6. Berikan penghargaan bagi pimpinan di daerah ternyata bersih dari korupsi.
7. Gali potensi Royalti di perusahaan tambang, pertanian, minyak dan gas bumi secara terbuka, sejak galian C sampai IUP. Potensi Royalti dari sini sudah diatas 1.200 triliun, cukup untuk bayar utang dan membangun negeri. Cabut UU Ominibus Law dan turunannya yang merugikan Negara.
8. Perkuat BUMN, jauhkan dari praktek-praktek politisasi dan jual beli jabatan, agar kontribusi kepada negara semakin besar. Ambil alih perusahaan swasta yang terbengkalai oleh BUMN. Berikan kesempatan agar BUMN dapat berkembang sesuai UUD 45 yang asli (pasal 33). Diharapkan Pendapatan Non Pajak dari 3% menjadi 30-40%, sehingga pajak (termasuk PBB) yang dikenakan pada para pahlawan, pensiunan, petani, nelayan, peternak yang kekayaannya dibawah jumlah tertentu (misalnya 5 Milyar) dapat dibebaskan, tetapi pendapatan Negara meningkat.
9. Perkuat sektor pertanian, perkebunan, peternakan, perikanan akar produktivitasnya meningkat dengan menggunakan pajak regresif sebagai pengganti Pajak Progesif. Semakin tinggi produktivitas lahan, semakin rendah pajaknya, akan tetapi jumlah pajak tetap meningkat. Pajak Regresif merupakan reward and punishment system. Dengan pola ini ketimpangan pendapatan akan berkurang, dan bahkan dapat menghapus penduduk dibawah garis kemiskinan yang jumlahnya sekitar 9%.
10. Audit hutang negara yang resmi dan manfaat Proyek Strategis Nasional. Hutang resmi ini akan menjadi beban presiden baru. Hutang tidak resmi dan hutang yang dianggap mengada-ada merupakan kewajiban Presiden Lama untuk membayarnya. Jika PSN seperti PINDAD, PAL dan DI sangat dimengerti dan bahkan perlu didukung perkembangannya, tetapi jika PSN seperti IKN, PIK 2 dan BSD yang tidak ada manfaatnya buat negara perlu dibatalkan.

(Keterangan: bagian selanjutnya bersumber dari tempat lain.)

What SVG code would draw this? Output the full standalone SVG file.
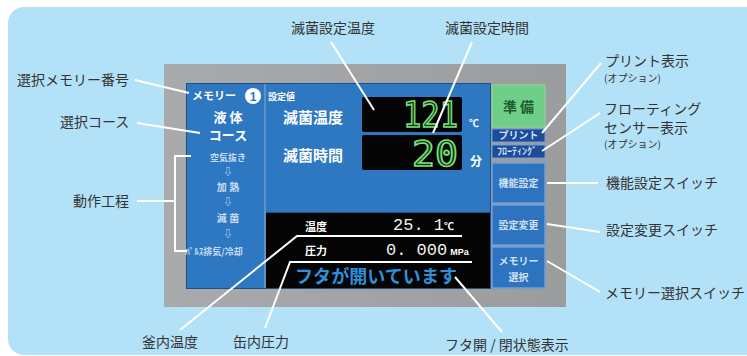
<svg xmlns="http://www.w3.org/2000/svg" width="747" height="356" viewBox="0 0 747 356">
<defs>
<linearGradient id="gray" x1="0" y1="0" x2="1" y2="0">
<stop offset="0" stop-color="#a9aaac"/>
<stop offset="1" stop-color="#9b9c9e"/>
</linearGradient>
<style>
.lbl{font-family:"Noto Sans CJK JP","Noto Sans",sans-serif;font-size:14px;fill:#333;}
.sm{font-family:"Noto Sans CJK JP","Noto Sans",sans-serif;font-size:10px;fill:#333;}
.w{font-family:"Noto Sans CJK JP","Noto Sans",sans-serif;fill:#fff;font-weight:bold;}
.lt{font-family:"Noto Sans CJK JP","Noto Sans",sans-serif;fill:#c9ddf2;font-weight:bold;}
.seg{font-family:"DejaVu Sans Mono","Liberation Mono",monospace;fill:#123a12;stroke:#7be07b;stroke-width:1.6;}
.dig{font-family:"Liberation Mono","DejaVu Sans Mono",monospace;fill:#f2f2f2;}
.btn{fill:#2d73bf;stroke:#6f9fd3;stroke-width:1.5;}
.btd{fill:#1c4c9c;stroke:#6f9fd3;stroke-width:1;}
.bt{font-family:"Noto Sans CJK JP","Noto Sans",sans-serif;fill:#cfe0f2;font-weight:bold;font-size:10px;text-anchor:middle;}
.ln{stroke:#fff;stroke-width:2;fill:none;}
</style>
</defs>
<rect width="747" height="356" fill="#fff"/>
<rect x="8" y="7" width="760" height="348" rx="16" fill="#b3e2f8"/>

<g id="panel">
<rect x="164" y="64" width="402" height="243" fill="url(#gray)"/>
<rect x="186" y="83" width="305" height="206" fill="#1f4f86"/>
<rect x="187" y="84" width="77" height="204" fill="#2e77c1"/>
<rect x="266" y="84" width="224" height="128" fill="#2e77c1"/>
<line x1="265" y1="84" x2="265" y2="288" stroke="#7aa6d6" stroke-width="1.5"/>
<rect x="266" y="213" width="224" height="75" fill="#050505"/>
</g>

<g id="memory-number">
<text class="w" x="192" y="100" font-size="11">メモリー</text>
<circle cx="253" cy="96" r="8" fill="#fff"/>
<text x="253" y="100.5" font-family="Liberation Sans,sans-serif" font-weight="bold" font-size="12" fill="#2e77c1" text-anchor="middle">1</text>
</g>
<g id="course">
<text class="w" x="228" y="122" font-size="13" text-anchor="middle">液 体</text>
<text class="w" x="228" y="140" font-size="13" text-anchor="middle">コース</text>
</g>
<g id="process" text-anchor="middle">
<text class="lt" x="228" y="161" font-size="9">空気抜き</text>
<text class="lt" x="228" y="175" font-size="9">⇩</text>
<text class="lt" x="228" y="191" font-size="10">加 熱</text>
<text class="lt" x="228" y="205" font-size="9">⇩</text>
<text class="lt" x="228" y="222" font-size="10">滅 菌</text>
<text class="lt" x="228" y="237" font-size="9">⇩</text>
<text class="lt" x="214" y="255" font-size="9">ﾊﾟﾙｽ排気/冷却</text>
</g>

<g id="setpoint">
<text class="w" x="268" y="100" font-size="9" font-weight="normal">設定値</text>
<text class="w" x="283" y="123" font-size="15" font-weight="normal">滅菌温度</text>
<text class="w" x="283" y="161" font-size="15" font-weight="normal">滅菌時間</text>
<rect x="362" y="97" width="100" height="35" rx="2" fill="#050505"/>
<rect x="362" y="135" width="100" height="35" rx="2" fill="#050505"/>
<text class="seg" x="403" y="127" font-size="35" textLength="55" lengthAdjust="spacingAndGlyphs">121</text>
<text class="seg" x="412" y="166" font-size="35" textLength="46" lengthAdjust="spacingAndGlyphs">20</text>
<text class="w" x="469" y="127" font-size="10">℃</text>
<text class="w" x="470" y="166" font-size="12" font-weight="normal">分</text>
</g>

<g id="display">
<text class="w" x="305" y="231" font-size="11" font-weight="normal">温度</text>
<text class="dig" x="393" y="230" font-size="17">25. 1<tspan font-size="10" font-family="Noto Sans CJK JP,sans-serif" font-weight="bold" fill="#fff">℃</tspan></text>
<text class="w" x="305" y="255" font-size="11" font-weight="normal">圧力</text>
<text class="dig" x="386" y="255" font-size="17">0. 000<tspan dx="3" font-size="9" font-family="Liberation Sans,sans-serif" font-weight="bold" fill="#fff">MPa</tspan></text>
<text x="295" y="283" font-family="Noto Sans CJK JP,sans-serif" font-weight="bold" font-size="18" fill="#2f90da" textLength="162">フタが開いています</text>
</g>

<g id="buttons">
<rect x="492" y="85" width="53" height="42" fill="#6fcf88" stroke="#8fd8a0"/>
<text x="518.5" y="112" font-family="Noto Sans CJK JP,sans-serif" font-weight="bold" font-size="14" fill="#1e5a2c" text-anchor="middle">準 備</text>
<rect class="btd" x="492" y="129" width="53" height="13"/>
<text class="bt" x="518.5" y="139" font-size="9" fill="#fff">プリント</text>
<rect class="btd" x="492" y="145" width="53" height="13"/>
<text class="bt" x="517" y="155" font-size="8" fill="#fff">ﾌﾛｰﾃｨﾝｸﾞ</text>
<rect class="btn" x="492" y="163" width="53" height="40"/>
<text class="bt" x="518.5" y="187">機能設定</text>
<rect class="btn" x="492" y="205" width="53" height="40"/>
<text class="bt" x="518.5" y="229">設定変更</text>
<rect class="btn" x="492" y="247" width="53" height="41"/>
<text class="bt" x="518.5" y="265">メモリー</text>
<text class="bt" x="518.5" y="281">選択</text>
</g>

<g id="connectors">
<line class="ln" x1="135" y1="80" x2="189" y2="93"/>
<line class="ln" x1="137" y1="123" x2="200" y2="133"/>
<line class="ln" x1="137" y1="201" x2="175" y2="201"/>
<polyline class="ln" points="191,156 175,156 175,251 187,251"/>
<line class="ln" x1="331" y1="42" x2="374" y2="110"/>
<line class="ln" x1="472" y1="42" x2="433" y2="133"/>
<line class="ln" x1="601" y1="63" x2="542" y2="133"/>
<line class="ln" x1="600" y1="113" x2="542" y2="151"/>
<line class="ln" x1="547" y1="183" x2="598" y2="183"/>
<line class="ln" x1="547" y1="224" x2="600" y2="232"/>
<line class="ln" x1="547" y1="261" x2="600" y2="292"/>
<polyline class="ln" points="180,330 297,236 462,236"/>
<polyline class="ln" points="265,328 290,262 472,262"/>
<line class="ln" x1="455" y1="277" x2="502" y2="332"/>
</g>

<g id="labels">
<text class="lbl" x="17" y="85">選択メモリー番号</text>
<text class="lbl" x="60" y="127">選択コース</text>
<text class="lbl" x="73" y="206">動作工程</text>
<text class="lbl" x="291" y="33">滅菌設定温度</text>
<text class="lbl" x="445" y="33">滅菌設定時間</text>
<text class="lbl" x="605" y="66">プリント表示</text>
<text class="sm" x="604" y="82">(オプション)</text>
<text class="lbl" x="604" y="114">フローティング</text>
<text class="lbl" x="604" y="133">センサー表示</text>
<text class="sm" x="604" y="148">(オプション)</text>
<text class="lbl" x="606" y="188">機能設定スイッチ</text>
<text class="lbl" x="606" y="235">設定変更スイッチ</text>
<text class="lbl" x="605" y="298">メモリー選択スイッチ</text>
<text class="lbl" x="142" y="347">釜内温度</text>
<text class="lbl" x="233" y="347">缶内圧力</text>
<text class="lbl" x="445" y="350">フタ開 / 閉状態表示</text>
</g>
</svg>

Sepuluh langkah ini akan mempermudah Presiden Baru bekerja dengan baik dan akan lebih berhasil. Korupsi akan berkurang, partai tidak akan terlalu banyak mencuri anggaran dari APBN dan yang paling penting para Menteri bekerja lebih fokus mensejahterakan rakyatnya bukan fokus mencuri uang.